How To Use Your Experiences To Write A Better Book

By on January 7, 2021

Writing from your own experiences isn't just about taking the things that have happened to you in your life and trying to recreate them on the page or manipulating your fictional stories so that you can write about an inspiring real-life event. Using your experiences can help create more authentic characters, more believable storylines and help your reader relate to the story as it unfolds.

Your life doesn't need to have been a whirlwind of excitement, a rollercoaster ride of ups and downs, or a tragic sob story. We all have things that will have happened to us and different experiences that we can use in our writing to make it better.

We have all experienced times of joy, sadness, frustration, or anger. We have all had days where everything has worked out, where we've cried with laughter or been able to appreciate the little things. We've all had times where things haven't gone our way, and it seems like one bad thing after another happens to us.
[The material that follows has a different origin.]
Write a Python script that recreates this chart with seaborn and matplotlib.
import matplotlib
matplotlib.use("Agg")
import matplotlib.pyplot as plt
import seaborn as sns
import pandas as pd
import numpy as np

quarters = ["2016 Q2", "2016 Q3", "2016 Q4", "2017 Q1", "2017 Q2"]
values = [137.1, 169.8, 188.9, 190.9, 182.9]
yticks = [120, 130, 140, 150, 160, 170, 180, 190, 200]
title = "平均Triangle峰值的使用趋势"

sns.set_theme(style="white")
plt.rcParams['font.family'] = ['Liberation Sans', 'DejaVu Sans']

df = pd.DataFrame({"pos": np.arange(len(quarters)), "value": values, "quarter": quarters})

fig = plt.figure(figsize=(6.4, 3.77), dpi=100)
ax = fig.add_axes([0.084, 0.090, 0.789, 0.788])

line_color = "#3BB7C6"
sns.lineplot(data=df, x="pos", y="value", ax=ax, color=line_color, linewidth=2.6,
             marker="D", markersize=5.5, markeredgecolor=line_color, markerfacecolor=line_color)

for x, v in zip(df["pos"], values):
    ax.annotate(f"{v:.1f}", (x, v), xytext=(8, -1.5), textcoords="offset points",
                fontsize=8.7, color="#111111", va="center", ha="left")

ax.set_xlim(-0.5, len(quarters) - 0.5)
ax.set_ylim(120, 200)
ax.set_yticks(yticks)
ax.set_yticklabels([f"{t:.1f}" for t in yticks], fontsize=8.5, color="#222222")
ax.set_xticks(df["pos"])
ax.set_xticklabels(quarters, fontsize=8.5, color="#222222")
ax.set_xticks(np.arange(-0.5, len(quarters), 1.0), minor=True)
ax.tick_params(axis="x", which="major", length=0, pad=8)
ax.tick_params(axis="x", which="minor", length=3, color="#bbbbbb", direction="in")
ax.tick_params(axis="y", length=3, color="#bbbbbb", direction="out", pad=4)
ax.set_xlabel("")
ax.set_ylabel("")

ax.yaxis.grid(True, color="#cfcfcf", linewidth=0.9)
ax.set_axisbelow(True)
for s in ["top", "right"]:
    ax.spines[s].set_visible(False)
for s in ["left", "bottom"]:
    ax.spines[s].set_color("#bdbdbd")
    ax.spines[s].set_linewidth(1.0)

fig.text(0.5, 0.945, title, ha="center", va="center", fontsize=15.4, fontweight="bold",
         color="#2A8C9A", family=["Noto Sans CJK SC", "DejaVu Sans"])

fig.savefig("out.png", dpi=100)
What every writer should try to do is to pay attention to these experiences, both good and bad. The more in touch you are with yourself and how you feel, the more accurately you will describe these experiences and find the right words to capture the thoughts and feelings you have.

The more you practice explaining, in words, your feelings, your emotions, and the physical reactions you have at things, the better versed you will be when it comes to relaying these kinds of emotions to your reader. Writers should pay attention to how they feel and spend time trying to capture the essence of this on the page.
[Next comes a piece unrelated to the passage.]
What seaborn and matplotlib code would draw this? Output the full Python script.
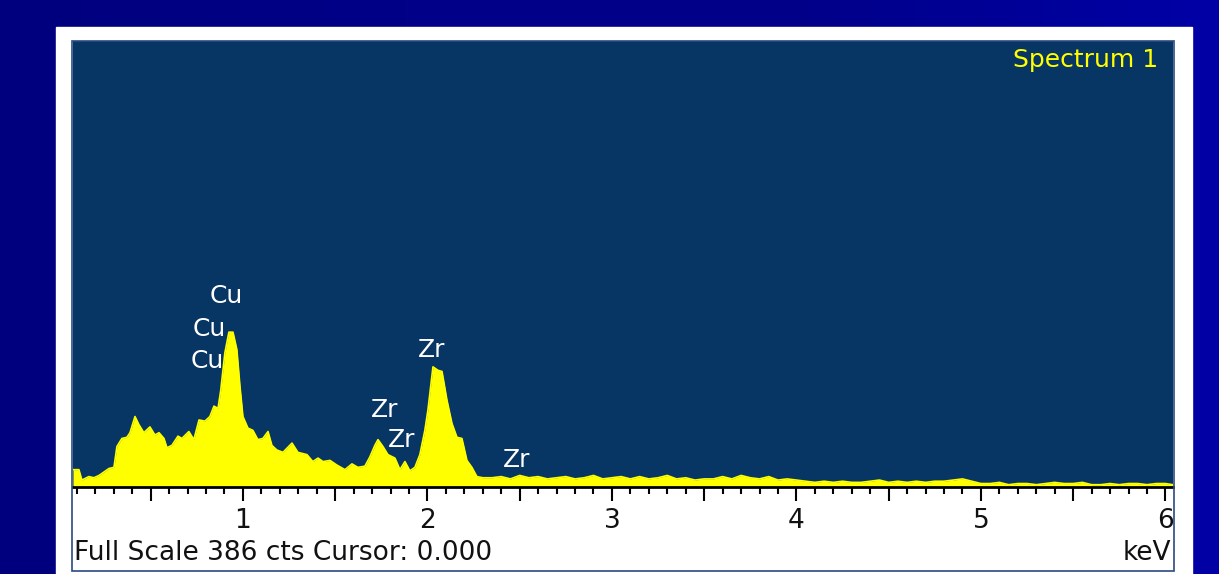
import numpy as np
import pandas as pd
import matplotlib
matplotlib.use("Agg")
import matplotlib.pyplot as plt
import seaborn as sns
from matplotlib.patches import Rectangle
from matplotlib.ticker import MultipleLocator, FuncFormatter

# EDX spectrum: energy (keV) vs counts
energy = [0.079, 0.111, 0.127, 0.165, 0.192, 0.220, 0.247, 0.274, 0.301, 0.317,
          0.344, 0.371, 0.388, 0.415, 0.436, 0.463, 0.496, 0.523, 0.545, 0.572,
          0.588, 0.615, 0.648, 0.669, 0.707, 0.734, 0.762, 0.794, 0.821, 0.843,
          0.865, 0.880, 0.902, 0.924, 0.946, 0.967, 0.984, 1.000, 1.027, 1.054,
          1.081, 1.108, 1.136, 1.157, 1.184, 1.217, 1.266, 1.298, 1.347, 1.379,
          1.407, 1.434, 1.472, 1.509, 1.553, 1.591, 1.623, 1.661, 1.688, 1.715,
          1.732, 1.759, 1.786, 1.824, 1.851, 1.878, 1.905, 1.932, 1.959, 1.986,
          2.003, 2.030, 2.057, 2.079, 2.106, 2.133, 2.160, 2.187, 2.214, 2.241,
          2.268, 2.300,
          2.35, 2.40, 2.45, 2.50, 2.55, 2.60, 2.65, 2.70, 2.75, 2.80,
          2.85, 2.90, 2.95, 3.00, 3.05, 3.10, 3.15, 3.20, 3.25, 3.30,
          3.35, 3.40, 3.45, 3.50, 3.55, 3.60, 3.65, 3.70, 3.75, 3.80,
          3.85, 3.90, 3.95, 4.00, 4.05, 4.10, 4.15, 4.20, 4.25, 4.30,
          4.35, 4.40, 4.45, 4.50, 4.55, 4.60, 4.65, 4.70, 4.75, 4.80,
          4.85, 4.90, 4.95, 5.00, 5.05, 5.10, 5.15, 5.20, 5.25, 5.30,
          5.35, 5.40, 5.45, 5.50, 5.55, 5.60, 5.65, 5.70, 5.75, 5.80,
          5.85, 5.90, 5.95, 6.00, 6.04]
counts = [15, 15, 6, 9, 8, 10, 13, 16, 17, 35,
          42, 43, 47, 61, 54, 47, 52, 45, 47, 42,
          34, 36, 44, 42, 48, 41, 58, 57, 61, 70,
          68, 84, 116, 134, 134, 119, 87, 61, 51, 49,
          41, 42, 48, 36, 32, 30, 38, 30, 28, 22,
          25, 22, 23, 19, 15, 20, 17, 18, 26, 36,
          41, 35, 28, 25, 15, 22, 14, 17, 28, 49,
          67, 104, 101, 100, 75, 55, 43, 42, 23, 17,
          9, 8,
          8, 9, 7, 10, 8, 9, 7, 8, 9, 7,
          8, 10, 7, 8, 9, 7, 9, 7, 8, 10,
          7, 8, 6, 7, 7, 9, 7, 10, 8, 7,
          9, 6, 7, 6, 5, 4, 5, 4, 5, 4,
          4, 5, 6, 4, 5, 4, 5, 4, 5, 5,
          6, 7, 5, 3, 3, 4, 2, 3, 3, 2,
          3, 4, 3, 3, 4, 2, 2, 3, 2, 3,
          3, 2, 3, 3, 2]

full_scale = 386
tick_values = [1, 2, 3, 4, 5, 6]

# element markers
peak_names = ["Cu", "Cu", "Cu", "Zr", "Zr", "Zr", "Zr"]
peak_kev = [0.908, 0.816, 0.805, 2.024, 1.770, 1.862, 2.485]
peak_cts = [165, 137, 109, 119, 67, 41, 23]

W, H = 1219, 574


def fx(px):
    return px / W


def fy(py):
    return 1 - py / H


sns.set_style("white")
plt.rcParams['font.family'] = ['DejaVu Sans']

fig = plt.figure(figsize=(W / 100, H / 100), dpi=100)

# slide background
bg = fig.add_axes([0, 0, 1, 1], zorder=-10)
grad = np.linspace(0, 1, 256)[None, :]
cmap = matplotlib.colors.LinearSegmentedColormap.from_list(
    "slide", ["#00007e", "#000088", "#00008a", "#0000a6"])
bg.imshow(grad, aspect="auto", cmap=cmap, extent=[0, 1, 0, 1])
bg.axis("off")

# white panel
fig.patches.append(Rectangle((fx(56), 0), fx(1192 - 56), fy(27),
                             transform=fig.transFigure, color="white", zorder=-5))

ax = fig.add_axes([fx(73), fy(487), fx(1173 - 73), fy(41) - fy(487)])
ax.set_facecolor("#083664")

df = pd.DataFrame({"keV": energy, "cts": counts})
sns.lineplot(data=df, x="keV", y="cts", ax=ax, color="#ffff00", lw=1.2)
ax.fill_between(df["keV"], df["cts"], color="#ffff00", lw=0)

ax.set_xlim(0.079, 6.041)
ax.set_ylim(0, full_scale)
ax.set_yticks([])
ax.set_xlabel("")
ax.set_ylabel("")

ax.xaxis.set_major_locator(MultipleLocator(0.5))
ax.xaxis.set_minor_locator(MultipleLocator(0.1))
ax.xaxis.set_major_formatter(FuncFormatter(
    lambda v, p: str(int(round(v))) if int(round(v)) in tick_values and abs(v - round(v)) < 1e-6 else ""))
ax.tick_params(axis="x", which="major", direction="out", length=10, width=1.5,
               color="black", labelsize=19, labelcolor="#111111", pad=5, bottom=True)
ax.tick_params(axis="x", which="minor", direction="out", length=5, width=1.5,
               color="black", bottom=True)
for t in ax.xaxis.get_major_ticks():
    v = t.get_loc()
    if abs(v - round(v)) > 1e-6:
        t.tick1line.set_markersize(7)

for s in ["top", "left", "right"]:
    ax.spines[s].set_visible(False)
ax.spines["bottom"].set_color("black")
ax.spines["bottom"].set_linewidth(2)

for name, xk, yc in zip(peak_names, peak_kev, peak_cts):
    ax.text(xk, yc, name, color="white", fontsize=18, ha="center", va="center")

# frame around the spectrum control
fig.patches.append(Rectangle((fx(72), fy(571)), fx(1174 - 72), fy(41) - fy(571),
                             transform=fig.transFigure, fill=False,
                             edgecolor="#2a4a80", lw=1.2, zorder=10))

fig.text(fx(1158), fy(60), "Spectrum 1", color="#ffff00", fontsize=18,
         ha="right", va="center")
fig.text(fx(74), fy(553), "Full Scale %d cts Cursor: 0.000" % full_scale,
         color="#111111", fontsize=19, ha="left", va="center")
fig.text(fx(1171), fy(553), "keV", color="#111111", fontsize=19,
         ha="right", va="center")

fig.savefig("out.png", dpi=100)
Writing about our feelings isn't something that always comes naturally to us. That's why keeping a daily journal can be so helpful. Spend five minutes each morning describing how you are feeling. Ask yourself whether you are excited for the day ahead? What goals you have, and how might you feel if you achieve them or fail to achieve them? What are you most looking forward to and dreading? The key here is to focus on your feelings and write in emotive or metaphorical language. You should also spend some time writing whenever a significant event occurs in your life or when you feel an emotion particularly strongly. You can think about describing the feeling but also capturing it better by asking questions such as, 'if this feeling were a color, what color would it be?' or 'if this feeling were an animal, what would it be?' By asking questions such as this, you build up a rich bank of language and description around certain feelings. So instead of falling into tired old cliches, you instead find surprising and arresting words that will capture your reader's attention and create vivid images in their mind's eye.

Using experiences from your own life to influence your writing will help to bring authenticity to your work. Make sure that when you are taking the time to practice writing, you dedicate some of it to describing your feelings and emotions so that when you come to tell these in your story, you do so with precision and flair!